[OT] The Usual Arithmetic Confusions
Walter Bright
newshound2 at digitalmars.com
Fri Feb 4 21:13:10 UTC 2022
On 2/4/2022 6:01 AM, Paul Backus wrote:
>> Trying to hide the reality of how computer integer arithmetic works, and how
>> integral promotions work, is a prescription for endless frustration and
>> inevitable failure.
> 2s-complement is "the reality of how computer integer arithmetic works," but
> there is nothing fundamental or necessary about C's integer promotion rules, and
> plenty of system-level languages get by without them.
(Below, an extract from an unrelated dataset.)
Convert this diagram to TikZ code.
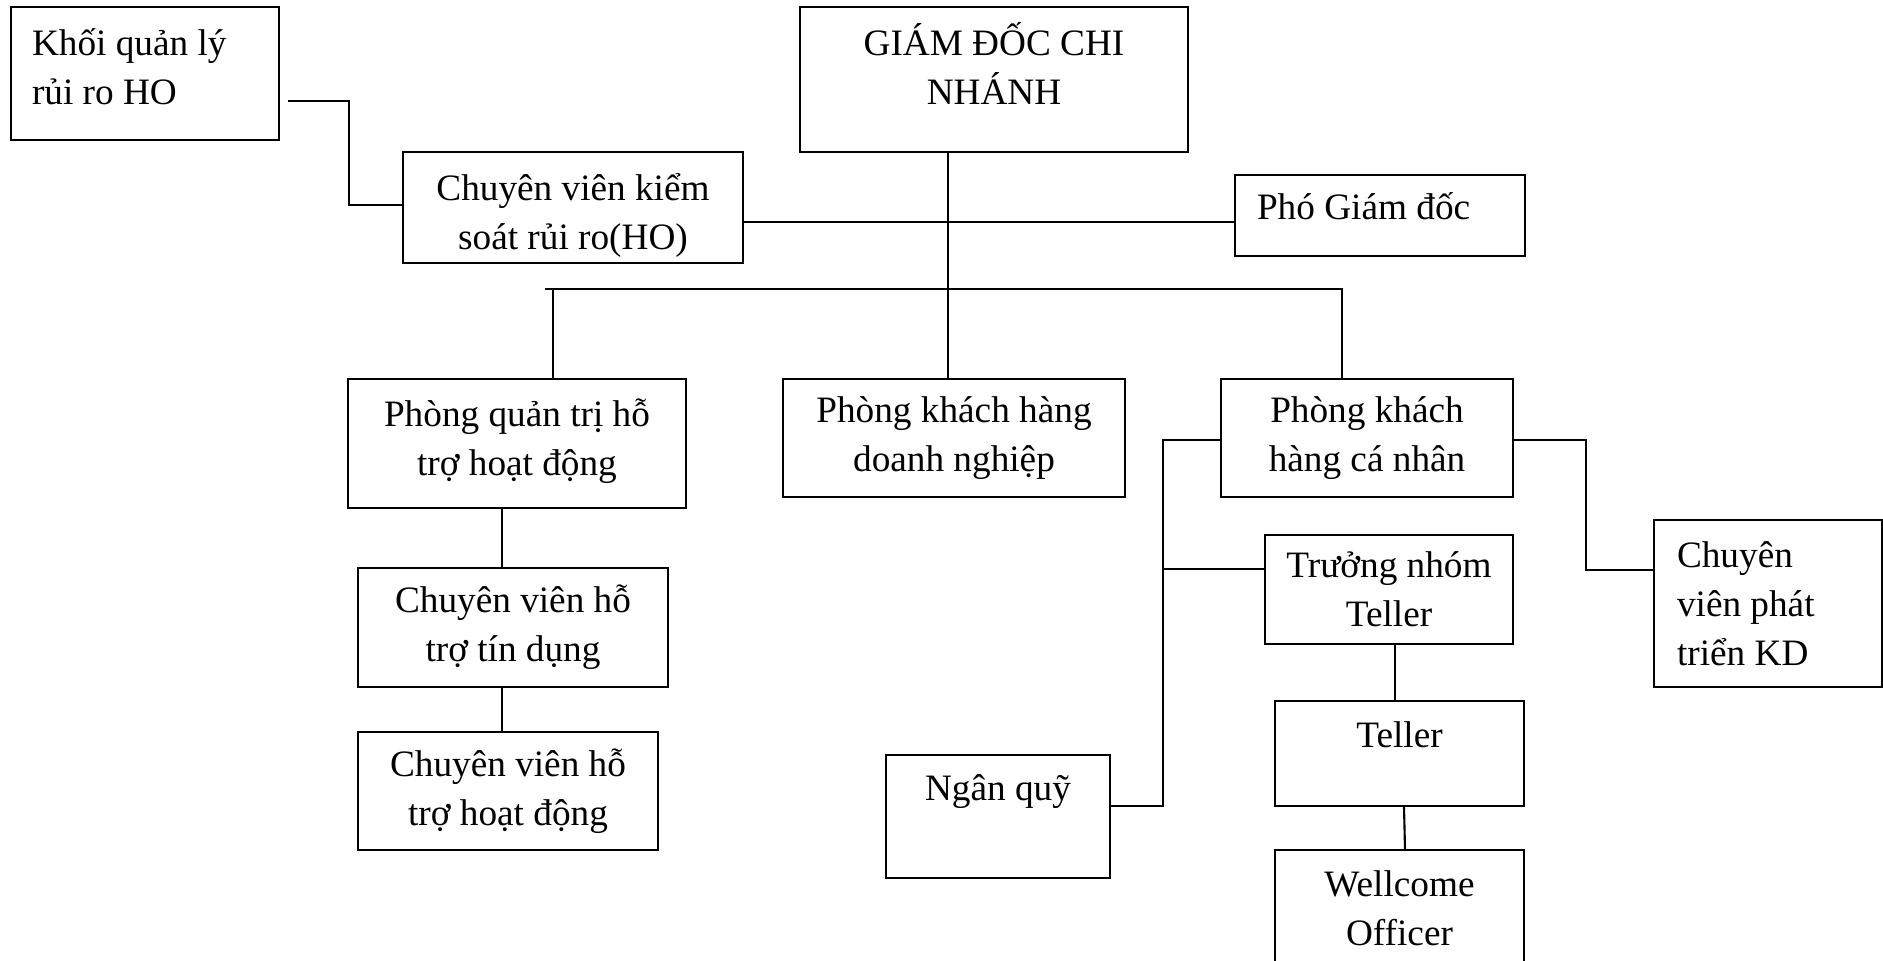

The integral promotion rules came about because of how the PDP-11 instruction
set worked, as C was developed on an -11. But this has carried over into modern
CPUs. Consider:
void tests(short* a, short* b, short* c) { *c = *a * *b; }
0F B7 07 movzx EAX,word ptr [RDI]
66 0F AF 06 imul AX,[RSI]
66 89 02 mov [RDX],AX
C3 ret
void testi(int* a, int* b, int* c) { *c = *a * *b; }
8B 07 mov EAX,[RDI]
0F AF 06 imul EAX,[RSI]
89 02 mov [RDX],EAX
C3 ret
You're paying a 3 size byte penalty for using short arithmetic rather than int
arithmetic. It's slower, too.
Generally speaking, int should be used for most calculations, short and byte for
storage.
(Modern CPUs have long been deliberately optimized and tuned for C semantics.)